Some notes I made a few years ago while attending the first Asia-Pacific Web conference in Beijing (1998).

6:30 am

  • When discussing the Web and Education I want to focus on how to improve Education and Learning, not on the technology. The Web is only one path to improvement.
  Conceptual Technology
Phase I communication Internet I
Phase II new ways of thinking Internet II (high speed)
  • The role of culture is important. There are two competing forces: the desire for homogeneity (status quo) and the desire to revel in diversity.

  • Humans are finite information processors with a limited amount of Time. As individuals we apportion time using personal criteria of what each of us values. We are not silicon machines but carbon machines with a very limited memory and bandwidth.

  • Our minds utilize time in a variety of ways:
    • interpersonal/social activities (being with others)
    • intrapersonal activities (being alone)
    • religion/philosophy
    • WORK
    • education
      • furthering understanding (literature, poetry) (non-fiction)
      • getting others to think as I do.

  • The Web increases the range of opportunities because of the way it increases the number of people we can interact with. But the core issue is timeless. With or without the Web, how do we choose to spend our time? Perhaps to learn a little more knowledge, perhaps to learn a few more skills. But what about caring and compassion and the respect for other minds? This is critical to civilization.

  • There are human issues as well as technical issues to consider and their interaction is very complex.

  • Let's look at a few Human Factors
    • AsiaPacific Web98
      • web site: value of unexpected links
      • bound proceedings: connotations of quality and permanence
      • inter-personal presentations: value of uniexpected encounters

  • Part of the Web is the electronic version, another part is the inter-personal meetings and conversations it generates.

  • Aristotle made a distinction between books and the mind (books by themselves have little value - it is what the mind does with the book that is important).

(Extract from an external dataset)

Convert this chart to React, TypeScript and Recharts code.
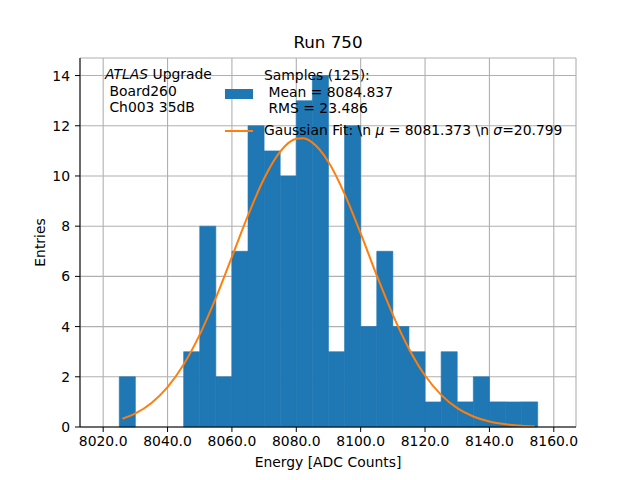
import {
  CartesianGrid,
  ComposedChart,
  Line,
  ReferenceArea,
  XAxis,
  YAxis,
} from "recharts";

// histogram bin edges (width 5) and entries per bin
const binEdges = [
  8020, 8025, 8030, 8035, 8040, 8045, 8050, 8055, 8060, 8065, 8070, 8075, 8080, 8085,
  8090, 8095, 8100, 8105, 8110, 8115, 8120, 8125, 8130, 8135, 8140, 8145, 8150, 8155, 8160,
];
const binCounts = [
  0, 2, 0, 0, 0, 3, 8, 2, 7, 12, 11, 10, 13, 14,
  3, 12, 4, 7, 4, 3, 1, 3, 1, 2, 1, 1, 1, 0,
];

// gaussian fit curve
const fitX = [
  8026, 8030, 8035, 8040, 8045, 8050, 8055, 8060, 8065, 8070, 8075, 8080, 8082, 8085,
  8090, 8095, 8100, 8105, 8110, 8115, 8120, 8125, 8130, 8135, 8140, 8145, 8150, 8154,
];
const fitY = [
  0.33, 0.54, 0.96, 1.59, 2.49, 3.68, 5.14, 6.78, 8.43, 9.9, 10.97, 11.48, 11.5, 11.33,
  10.56, 9.29, 7.71, 6.04, 4.47, 3.12, 2.05, 1.28, 0.75, 0.42, 0.22, 0.11, 0.05, 0.03,
];

const xTicks = [8020, 8040, 8060, 8080, 8100, 8120, 8140, 8160];
const yTicks = [0, 2, 4, 6, 8, 10, 12, 14];

const fitData = fitX.map((x, i) => ({ x, y: fitY[i] }));
const bins = binCounts.map((count, i) => ({ x1: binEdges[i], x2: binEdges[i + 1], count }));

const FONT = "'DejaVu Sans', sans-serif";
const BLUE = "#1f77b4";
const ORANGE = "#ff7f0e";
const xDomain = [8012.8, 8166.9];
const yDomain = [0, 14.7];

const txt: React.CSSProperties = {
  position: "absolute",
  fontFamily: FONT,
  fontSize: 13.9,
  lineHeight: "16.7px",
  whiteSpace: "pre",
  color: "#000",
};

export default function App() {
  const tick = { fill: "#000", fontSize: 13.9, fontFamily: FONT };
  return (
    <div style={{ position: "absolute", left: 0, top: 0, width: 640, height: 480, background: "#fff" }}>
      <ComposedChart width={640} height={480} margin={{ top: 58, right: 64, left: 0, bottom: 0 }}>
        {bins
          .filter((b) => b.count > 0)
          .map((b) => (
            <ReferenceArea
              key={b.x1}
              x1={b.x1}
              x2={b.x2}
              y1={0}
              y2={b.count}
              fill={BLUE}
              fillOpacity={1}
              stroke={BLUE}
              strokeWidth={0.6}
            />
          ))}
        <CartesianGrid stroke="#b0b0b0" strokeWidth={1.1} />
        <XAxis
          dataKey="x"
          type="number"
          domain={xDomain}
          allowDataOverflow
          ticks={xTicks}
          tickFormatter={(v) => v.toFixed(1)}
          tick={tick}
          stroke="#000"
          tickSize={5}
          tickMargin={4}
          height={53}
          label={{
            value: "Energy [ADC Counts]",
            position: "insideBottom",
            offset: 13,
            style: { fill: "#000", fontSize: 13.9, fontFamily: FONT },
          }}
        />
        <XAxis xAxisId="top" orientation="top" type="number" domain={xDomain} allowDataOverflow
          tick={false} tickLine={false} height={0} stroke="#000" />
        <YAxis
          type="number"
          domain={yDomain}
          allowDataOverflow
          ticks={yTicks}
          tick={tick}
          stroke="#000"
          tickSize={5}
          tickMargin={5}
          width={80}
          label={{
            value: "Entries",
            angle: -90,
            position: "insideLeft",
            offset: 40,
            style: { fill: "#000", fontSize: 13.9, fontFamily: FONT, textAnchor: "middle" },
          }}
        />
        <YAxis yAxisId="right" orientation="right" type="number" domain={yDomain} allowDataOverflow
          tick={false} tickLine={false} width={0} stroke="#000" />
        <Line
          data={fitData}
          dataKey="y"
          type="monotone"
          stroke={ORANGE}
          strokeWidth={2}
          dot={false}
          isAnimationActive={false}
        />
      </ComposedChart>

      <div style={{ ...txt, fontSize: 16.7, left: 0, width: 656, top: 34, textAlign: "center" }}>Run 750</div>

      <div style={{ ...txt, left: 105, top: 66 }}>
        <i>ATLAS</i> Upgrade{"\n"} Board260{"\n"} Ch003 35dB
      </div>

      <div style={{ position: "absolute", left: 225, top: 89, width: 28, height: 10, background: BLUE }} />
      <div style={{ ...txt, left: 264, top: 67 }}>
        {"Samples (125):\n Mean = 8084.837\n RMS = 23.486"}
      </div>
      <div style={{ position: "absolute", left: 225, top: 130, width: 28, height: 2, background: ORANGE }} />
      <div style={{ ...txt, left: 264, top: 122 }}>
        Gaussian Fit: \n <i>μ</i> = 8081.373 \n <i>σ</i>=20.799
      </div>
    </div>
  );
}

He distrusted books as external memory aids but I think he missed the essential point that the book is an "object to think with" (Seymour Papert - Logo). The Web is a modern book.

  • Reading and writing
    • We read and make notes. It is the reader who decides what is important and how it should be organized.
    • Hypertext (at least at the moment) is the author's image of what is important
      • creating a morass of links is no help. The signal/noise ratio is to low.
      • what we need is a new type of reader - one who effortlessly creates their own personal set of links among the words and diagrams
    • With the Web the emphasis has, so far, been on the writer. This is common in Education where the emphasis is on the teacher rather than the learner.

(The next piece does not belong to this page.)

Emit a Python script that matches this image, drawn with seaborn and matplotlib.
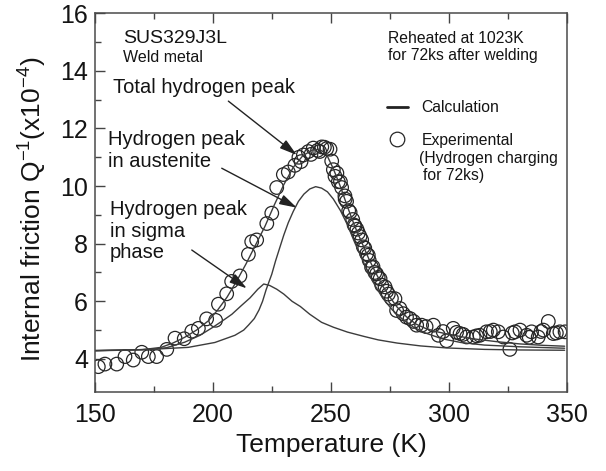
import numpy as np
import pandas as pd
import matplotlib
matplotlib.use("Agg")
import matplotlib.pyplot as plt
import seaborn as sns
from matplotlib.lines import Line2D
from matplotlib.ticker import MultipleLocator, FixedLocator

# ---------------- data ----------------
exp_temp = [151.4, 154.2, 159.2, 162.7, 166.2, 169.8, 172.6, 176.1, 180.4, 183.9,
            187.8, 191.0, 193.8, 197.3, 201.1, 202.3, 205.8, 207.9, 211.4, 215.0,
            216.4, 218.5, 222.8, 224.9, 227.0, 229.8, 231.9, 234.7, 236.4, 237.3,
            238.3, 240.4, 241.5, 242.5, 244.3, 245.2, 246.1, 247.2, 248.2, 249.6,
            250.3, 251.0, 251.7, 252.5, 253.1, 254.0, 254.5, 255.9, 256.0, 256.6,
            257.5, 258.1, 259.2, 259.8, 260.2, 261.0, 261.6, 262.3, 263.0, 263.7,
            264.3, 265.1, 265.8, 266.2, 267.2, 267.8, 268.6, 269.3, 270.0, 270.8,
            271.5, 272.9, 273.6, 274.3, 275.6, 277.1, 277.8, 279.2, 280.6, 282.0,
            283.5, 285.0, 286.3, 288.4, 290.3, 293.4, 295.5, 297.5, 299.0, 301.8,
            303.2, 304.7, 306.0, 307.5, 310.3, 311.7, 313.1, 315.9, 317.5, 318.8,
            320.9, 323.0, 325.8, 326.8, 328.0, 330.1, 332.9, 334.0, 335.0, 337.8,
            339.0, 340.0, 342.1, 344.2, 345.5, 347.0, 349.2]
exp_q = [3.73, 3.82, 3.82, 4.08, 3.96, 4.23, 4.08, 4.08, 4.33, 4.72,
         4.70, 4.96, 5.06, 5.39, 5.34, 5.90, 6.26, 6.69, 6.88, 7.63,
         8.07, 8.13, 8.70, 9.06, 9.95, 10.40, 10.49, 10.72, 11.00, 10.85,
         11.08, 11.20, 11.10, 11.32, 11.24, 11.20, 11.36, 11.35, 11.30, 11.28,
         10.87, 10.57, 10.34, 10.45, 10.15, 10.15, 9.95, 9.66, 9.55, 9.47,
         9.15, 9.09, 8.84, 8.65, 8.61, 8.50, 8.37, 8.25, 8.13, 7.89,
         7.85, 7.65, 7.60, 7.42, 7.18, 7.20, 7.00, 6.95, 6.83, 6.78,
         6.56, 6.50, 6.35, 6.25, 6.10, 6.09, 5.68, 5.75, 5.57, 5.45,
         5.40, 5.30, 5.17, 5.17, 5.12, 5.17, 4.82, 4.95, 4.63, 5.06,
         4.92, 4.88, 4.85, 4.76, 4.76, 4.80, 4.82, 4.94, 4.95, 5.00,
         4.94, 4.76, 4.33, 4.90, 4.94, 5.00, 4.82, 4.75, 4.94, 4.76,
         4.95, 5.00, 5.30, 4.88, 4.90, 4.94, 4.94]

total_temp = [150, 170, 178, 183, 188, 193, 198, 202, 206, 210, 214, 218, 222, 226,
              230, 234, 238, 242, 245, 248, 251, 254, 257, 260, 263, 266, 269, 272,
              275, 278, 282, 286, 290, 295, 300, 310, 320, 330, 340, 349]
total_q = [4.29, 4.32, 4.40, 4.55, 4.75, 5.00, 5.32, 5.70, 6.15, 6.70, 7.30, 7.95, 8.60, 9.35,
           10.05, 10.65, 11.05, 11.25, 11.28, 11.12, 10.60, 9.98, 9.28, 8.62, 8.05, 7.48, 6.98, 6.52,
           6.14, 5.80, 5.46, 5.21, 5.06, 4.94, 4.85, 4.70, 4.60, 4.52, 4.47, 4.44]

aust_temp = [150, 171, 189.5, 200.8, 209.3, 213, 215, 217.5, 219.5, 221, 222.5, 224.9, 226.5,
             228.4, 230, 231.9, 234, 236.2, 238.5, 241, 243.5, 246, 248.5, 251, 254, 257,
             260, 263, 266, 269, 272, 276, 280, 285, 290, 297, 305, 315, 330, 349]
aust_q = [4.28, 4.32, 4.40, 4.57, 4.82, 5.00, 5.17, 5.40, 5.70, 6.00, 6.40, 6.94, 7.40,
          7.89, 8.30, 8.73, 9.12, 9.47, 9.72, 9.90, 9.98, 9.93, 9.80, 9.55, 9.15, 8.65,
          8.05, 7.50, 6.95, 6.50, 6.10, 5.70, 5.40, 5.10, 4.90, 4.70, 4.57, 4.48, 4.42, 4.37]

sigma_temp = [150, 165, 175, 180.4, 188, 194.5, 200, 204, 208, 212, 215.7, 219, 221.5, 224,
              227, 230, 233.5, 237, 241, 246, 251, 257, 264, 270, 278, 288, 299, 315, 330, 349]
sigma_q = [4.29, 4.31, 4.34, 4.39, 4.58, 4.82, 5.10, 5.32, 5.55, 5.85, 6.12, 6.42, 6.60, 6.55,
           6.42, 6.25, 6.00, 5.82, 5.55, 5.27, 5.10, 4.93, 4.78, 4.66, 4.55, 4.45, 4.38, 4.33, 4.31, 4.30]

x_ticks = [150, 200, 250, 300, 350]
y_ticks = [4, 6, 8, 10, 12, 14, 16]

# ---------------- style ----------------
sns.set_theme(style="ticks")
plt.rcParams["font.family"] = ["Liberation Sans", "DejaVu Sans"]
plt.rcParams["mathtext.default"] = "regular"

LINE_C = "#3c3c3c"
MARK_C = "#262626"
TXT_C = "#141414"

fig = plt.figure(figsize=(6.06, 4.71), dpi=100)
ax = fig.add_axes([0.1568, 0.1677, 0.7788, 0.8041])

curves = pd.concat([
    pd.DataFrame({"T": total_temp, "Q": total_q, "curve": "total"}),
    pd.DataFrame({"T": aust_temp, "Q": aust_q, "curve": "austenite"}),
    pd.DataFrame({"T": sigma_temp, "Q": sigma_q, "curve": "sigma"}),
])
for name, sub in curves.groupby("curve", sort=False):
    sns.lineplot(data=sub, x="T", y="Q", ax=ax, color=LINE_C, linewidth=1.0,
                 estimator=None, sort=False, legend=False)

exp = pd.DataFrame({"T": exp_temp, "Q": exp_q})
sns.scatterplot(data=exp, x="T", y="Q", ax=ax, marker="o", s=95,
                facecolor="none", edgecolor=MARK_C, linewidth=0.9, legend=False)

ax.set_xlim(150, 350)
ax.set_ylim(2.85, 16)
ax.xaxis.set_major_locator(FixedLocator(x_ticks))
ax.xaxis.set_minor_locator(MultipleLocator(25))
ax.yaxis.set_major_locator(FixedLocator(y_ticks))
ax.yaxis.set_minor_locator(FixedLocator([5, 7, 9, 11, 13, 15]))
ax.set_xticklabels([str(v) for v in x_ticks])
ax.set_yticklabels([str(v) for v in y_ticks])

ax.tick_params(which="both", direction="in", top=True, right=False, left=True, bottom=True,
               color="#444444", width=1.0)
ax.tick_params(which="major", length=7, labelsize=18, labelcolor=TXT_C)
ax.tick_params(axis="x", which="major", pad=8)
ax.tick_params(axis="y", which="major", pad=5)
ax.tick_params(which="minor", length=4)
for sp in ax.spines.values():
    sp.set_color("#4a4a4a")
    sp.set_linewidth(1.1)

ax.set_xlabel("Temperature (K)", fontsize=19, color=TXT_C, labelpad=4)
ax.set_ylabel("")
fig.text(0.0545, 0.556, r"Internal friction Q$^{-1}$(x10$^{-4}$)", rotation=90,
         ha="center", va="center", fontsize=19, color=TXT_C)

# ---------------- texts ----------------
ax.text(161.7, 14.96, "SUS329J3L", fontsize=14, color=TXT_C, va="baseline")
ax.text(161.9, 14.32, "Weld metal", fontsize=11.5, color=TXT_C, va="baseline")
ax.text(274.3, 14.96, "Reheated at 1023K", fontsize=11.3, color=TXT_C, va="baseline")
ax.text(274.3, 14.38, "for 72ks after welding", fontsize=11.3, color=TXT_C, va="baseline")

ax.text(157.8, 13.22, "Total hydrogen peak", fontsize=14.5, color=TXT_C, va="baseline")
ax.text(155.6, 11.43, "Hydrogen peak", fontsize=14.5, color=TXT_C, va="baseline")
ax.text(155.6, 10.67, "in austenite", fontsize=14.5, color=TXT_C, va="baseline")
ax.text(156.4, 9.00, "Hydrogen peak", fontsize=14.5, color=TXT_C, va="baseline")
ax.text(156.4, 8.24, "in sigma", fontsize=14.5, color=TXT_C, va="baseline")
ax.text(156.4, 7.50, "phase", fontsize=14.5, color=TXT_C, va="baseline")

arrow_kw = dict(arrowstyle="-|>,head_length=0.75,head_width=0.22", color="#222222",
                lw=1.0, mutation_scale=14, shrinkA=0, shrinkB=0)
ax.annotate("", xy=(235.5, 11.08), xytext=(206.5, 12.95), arrowprops=arrow_kw)
ax.annotate("", xy=(235.5, 9.25), xytext=(203.7, 10.62), arrowprops=arrow_kw)
ax.annotate("", xy=(214.3, 6.45), xytext=(191.0, 7.78), arrowprops=arrow_kw)

# ---------------- legend ----------------
handles = [Line2D([], [], color="#222222", linewidth=2.0),
           Line2D([], [], color=MARK_C, marker="o", linestyle="none", markersize=10.5,
                  markerfacecolor="none", markeredgewidth=0.9)]
leg = ax.legend(handles, ["Calculation", "Experimental"], loc="upper left",
                bbox_to_anchor=(0.619, 0.770), frameon=False, fontsize=11.3,
                handlelength=1.3, handletextpad=0.9, labelspacing=1.1,
                borderpad=0, borderaxespad=0)
for t in leg.get_texts():
    t.set_color(TXT_C)
ax.text(287.4, 10.80, "(Hydrogen charging", fontsize=11.3, color=TXT_C, va="baseline")
ax.text(289.1, 10.20, "for 72ks)", fontsize=11.3, color=TXT_C, va="baseline")

fig.savefig("out.png", dpi=100)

  • At the Present, we are infatuated with the medium. In the Future the message will be the key (the medium will become invisible).

  • Calm technologies: computers that do not cause stress but enhance our lives.
  • The Future:
    • Invisible (so easy to use that you are unaware of it. e.g. click on the blue.) Authoring is not there yet.
    • Mobile (light; wireless connectivity)
    • Value (worth the price)
    • Read/Write enabled (e.g. book + notepaper)
      • web sites containing information but capable of viewer-constructed material
      • [note 2006.02.14: blogs & wikipedia ]
    • Privacy: secure files and communication
    • Solitude: unavailability (e.g. no phone)
    • a Means rather than an End
      • not Web conferences but professional/occupational conferences
    • Not Web in Education but just Education (the Web is taken for granted)
    • Smart Environments: software that "knows" what we want to read. Then what do I "know"??

8:40 PM


Here is a structure I made a long time ago:

  • Learning Strategies
    • Basic Heuristics
      • Hierarchical Structuring
      • Relating to Previous Knowledge
      • Self Monitoring
      • Asking Questions About the Material
      • Think of Examples
      • Alternative Representations
      • Time Management
    • Study Systems
      • SQ3R
        • Survey
        • Question
        • Read
        • Recite
        • Review
      • MURDER
        • Mood for study
        • Understand
        • Recall
        • Digest
        • Expand
        • Review
    • Special Cases
      • Zoology
      • Mathematics
      • History

When I review this structure, and compare it with my personal style and the creation of this web site, I find that I use the Basic Heuristics extensively and I have different styles for some subject areas, notably mathematics and history. I find the Study Systems to be far too rigid for my preference.